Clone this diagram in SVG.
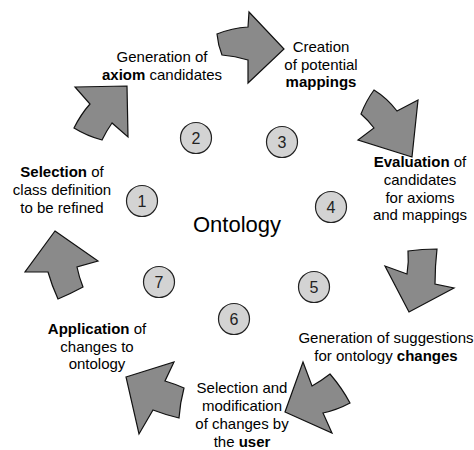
<svg xmlns="http://www.w3.org/2000/svg" width="474" height="450" viewBox="0 0 474 450">
<style>
.arrow{fill:#8a8a8a;stroke:#111;stroke-width:1.2;stroke-linejoin:miter}
.step circle{fill:#d3d3d3;stroke:#222;stroke-width:1.2}
.num{font-family:"Liberation Sans",Arial,sans-serif;font-size:16px;fill:#222;text-anchor:middle}
.lbl{font-family:"Liberation Sans",Arial,sans-serif;font-size:15px;fill:#000;text-anchor:middle}
.b{font-weight:bold}
.center{font-family:"Liberation Sans",Arial,sans-serif;font-size:22px;fill:#000;text-anchor:middle}
</style>
<rect width="474" height="450" fill="#fff"/>
<g id="connectors">
<path class="arrow" d="M75,87 L127,86 L128,137 L112,123 Q107,130 102,140 Q87,136 74,128 Q81,114 90,104 Z"/>
<path class="arrow" d="M217,34 Q232,28 248,27 L249,12 L284,49 L248,83 L248,60 Q235,56 222,55 Q218,45 217,34 Z"/>
<path class="arrow" d="M374,90 Q387,98 397,111 L418,100 L412,157 L358,140 L374,128 Q368,120 361,114 Q366,101 374,90 Z"/>
<path class="arrow" d="M408,251 Q422,249 437,249 Q435,266 435,284 L454,288 L409,312 L385,266 L407,274 Q409,262 408,251 Z"/>
<path class="arrow" d="M303,362 L312,386 Q321,381 330,374 Q342,388 350,403 Q337,410 323,413 L332,433 L285,412 Z"/>
<path class="arrow" d="M126,377 L174,362 L165,381 Q175,384 184,388 Q180,403 179,418 Q166,415 153,410 L139,434 Z"/>
<path class="arrow" d="M55,231 L98,261 L77,267 Q79,277 83,287 Q70,294 58,299 Q52,286 48,272 L25,272 Z"/>
</g>
<g id="ontology"><text class="center" x="237" y="232">Ontology</text></g>
<g id="step1" class="step"><circle cx="142" cy="201" r="15.5"/><text class="num" x="142" y="207">1</text>
<text class="lbl" x="62" y="177"><tspan class="b">Selection</tspan> of</text><text class="lbl" x="62" y="195">class definition</text><text class="lbl" x="62" y="213">to be refined</text></g>
<g id="step2" class="step"><circle cx="196" cy="138" r="15.5"/><text class="num" x="196" y="144">2</text>
<text class="lbl" x="162" y="62">Generation of</text><text class="lbl" x="162" y="79.5"><tspan class="b">axiom</tspan> candidates</text></g>
<g id="step3" class="step"><circle cx="282" cy="142" r="15.5"/><text class="num" x="282" y="148">3</text>
<text class="lbl" x="321" y="52">Creation</text><text class="lbl" x="321" y="69.5">of potential</text><text class="lbl b" x="321" y="87">mappings</text></g>
<g id="step4" class="step"><circle cx="331" cy="207" r="15.5"/><text class="num" x="331" y="213">4</text>
<text class="lbl" x="420" y="167"><tspan class="b">Evaluation</tspan> of</text><text class="lbl" x="420" y="185">candidates</text><text class="lbl" x="420" y="202.5">for axioms</text><text class="lbl" x="420" y="220">and mappings</text></g>
<g id="step5" class="step"><circle cx="314" cy="287" r="15.5"/><text class="num" x="314" y="293">5</text>
<text class="lbl" x="386" y="343">Generation of suggestions</text><text class="lbl" x="386" y="360.5">for ontology <tspan class="b">changes</tspan></text></g>
<g id="step6" class="step"><circle cx="234" cy="319" r="15.5"/><text class="num" x="234" y="325">6</text>
<text class="lbl" x="242" y="393">Selection and</text><text class="lbl" x="242" y="411">modification</text><text class="lbl" x="242" y="429">of changes by</text><text class="lbl" x="242" y="447">the <tspan class="b">user</tspan></text></g>
<g id="step7" class="step"><circle cx="159" cy="282" r="15.5"/><text class="num" x="159" y="288">7</text>
<text class="lbl" x="97" y="334"><tspan class="b">Application</tspan> of</text><text class="lbl" x="97" y="351.5">changes to</text><text class="lbl" x="97" y="369">ontology</text></g>
</svg>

= TASK INSTRUCTIONS =
All of the data needs repeating exactly, but the pictures do not.

= CORRECT ANSWER =
Clone this diagram in SVG.
<svg xmlns="http://www.w3.org/2000/svg" width="474" height="450" viewBox="0 0 474 450">
<style>
.arrow{fill:#8a8a8a;stroke:#111;stroke-width:1.2;stroke-linejoin:miter}
.step circle{fill:#d3d3d3;stroke:#222;stroke-width:1.2}
.num{font-family:"Liberation Sans",Arial,sans-serif;font-size:16px;fill:#222;text-anchor:middle}
.lbl{font-family:"Liberation Sans",Arial,sans-serif;font-size:15px;fill:#000;text-anchor:middle}
.b{font-weight:bold}
.center{font-family:"Liberation Sans",Arial,sans-serif;font-size:22px;fill:#000;text-anchor:middle}
</style>
<rect width="474" height="450" fill="#fff"/>
<g id="connectors">
<path class="arrow" d="M75,87 L127,86 L128,137 L112,123 Q107,130 102,140 Q87,136 74,128 Q81,114 90,104 Z"/>
<path class="arrow" d="M217,34 Q232,28 248,27 L249,12 L284,49 L248,83 L248,60 Q235,56 222,55 Q218,45 217,34 Z"/>
<path class="arrow" d="M374,90 Q387,98 397,111 L418,100 L412,157 L358,140 L374,128 Q368,120 361,114 Q366,101 374,90 Z"/>
<path class="arrow" d="M408,251 Q422,249 437,249 Q435,266 435,284 L454,288 L409,312 L385,266 L407,274 Q409,262 408,251 Z"/>
<path class="arrow" d="M303,362 L312,386 Q321,381 330,374 Q342,388 350,403 Q337,410 323,413 L332,433 L285,412 Z"/>
<path class="arrow" d="M126,377 L174,362 L165,381 Q175,384 184,388 Q180,403 179,418 Q166,415 153,410 L139,434 Z"/>
<path class="arrow" d="M55,231 L98,261 L77,267 Q79,277 83,287 Q70,294 58,299 Q52,286 48,272 L25,272 Z"/>
</g>
<g id="ontology"><text class="center" x="237" y="232">Ontology</text></g>
<g id="step1" class="step"><circle cx="142" cy="201" r="15.5"/><text class="num" x="142" y="207">1</text>
<text class="lbl" x="62" y="177"><tspan class="b">Selection</tspan> of</text><text class="lbl" x="62" y="195">class definition</text><text class="lbl" x="62" y="213">to be refined</text></g>
<g id="step2" class="step"><circle cx="196" cy="138" r="15.5"/><text class="num" x="196" y="144">2</text>
<text class="lbl" x="162" y="62">Generation of</text><text class="lbl" x="162" y="79.5"><tspan class="b">axiom</tspan> candidates</text></g>
<g id="step3" class="step"><circle cx="282" cy="142" r="15.5"/><text class="num" x="282" y="148">3</text>
<text class="lbl" x="321" y="52">Creation</text><text class="lbl" x="321" y="69.5">of potential</text><text class="lbl b" x="321" y="87">mappings</text></g>
<g id="step4" class="step"><circle cx="331" cy="207" r="15.5"/><text class="num" x="331" y="213">4</text>
<text class="lbl" x="420" y="167"><tspan class="b">Evaluation</tspan> of</text><text class="lbl" x="420" y="185">candidates</text><text class="lbl" x="420" y="202.5">for axioms</text><text class="lbl" x="420" y="220">and mappings</text></g>
<g id="step5" class="step"><circle cx="314" cy="287" r="15.5"/><text class="num" x="314" y="293">5</text>
<text class="lbl" x="386" y="343">Generation of suggestions</text><text class="lbl" x="386" y="360.5">for ontology <tspan class="b">changes</tspan></text></g>
<g id="step6" class="step"><circle cx="234" cy="319" r="15.5"/><text class="num" x="234" y="325">6</text>
<text class="lbl" x="242" y="393">Selection and</text><text class="lbl" x="242" y="411">modification</text><text class="lbl" x="242" y="429">of changes by</text><text class="lbl" x="242" y="447">the <tspan class="b">user</tspan></text></g>
<g id="step7" class="step"><circle cx="159" cy="282" r="15.5"/><text class="num" x="159" y="288">7</text>
<text class="lbl" x="97" y="334"><tspan class="b">Application</tspan> of</text><text class="lbl" x="97" y="351.5">changes to</text><text class="lbl" x="97" y="369">ontology</text></g>
</svg>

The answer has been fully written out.